Some 200 academics in Turkey have been convicted of "terrorist propaganda" and links to Kurdish militants for signing a peace petition in 2016.

ISTANBUL - A Turkish court acquitted an academic on Friday who faced terrorism charges for signing a peace petition, setting a potential precedent for hundreds of others facing similar charges.

"Our teacher was acquitted. This is the first acquittal decision in our hearings," said the Academics for Peace twitter account.

The independent Bianet news site named him as Ozlem Sendeniz of Igdir University, one of 2,000 academics who signed a petition in 2016 criticising a military crackdown in the Kurdish-dominated southeast.

Some 200 signatories in Turkey have been convicted of "terrorist propaganda" over the petition and sentenced to between 15 months and three years in prison, according to Bianet.

Hundreds more are still facing trial.

But the prosecutor at the Istanbul court called for the charges against Sendeniz to be dropped, Bianet reported, based on a ruling by Turkey's constitutional court in July.

The constitutional court had been hearing an appeal by nine of those convicted over the petition, and narrowly agreed that their right to free expression had been violated.

It ordered retrials for the defendants and compensation of 9,000 lira (1,415 euros) and said a copy of the judgement would be sent to all lower courts to prevent further violations.

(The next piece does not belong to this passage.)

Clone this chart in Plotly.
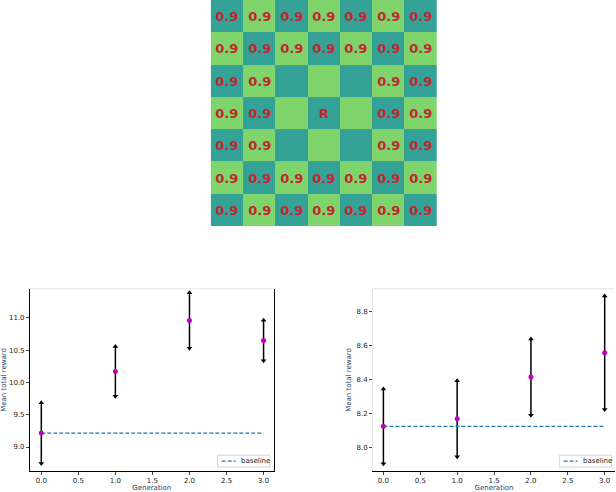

The peace petition followed the collapse of a two-year ceasefire with the outlawed Kurdistan Workers' Party (PKK), which has waged a bloody insurgency against the Turkish state since 1984.

Fighting then intensified in the southeast and Turkish authorities also imposed months-long curfews in many areas as part of their anti-PKK operations.

Ankara and its Western allies blacklist the PKK as a terrorist group.

The petition was also signed by dozens of foreign luminaries and intellectuals, among them American linguist Noam Chomsky and the Slovenian philosopher Slavoj Zizek.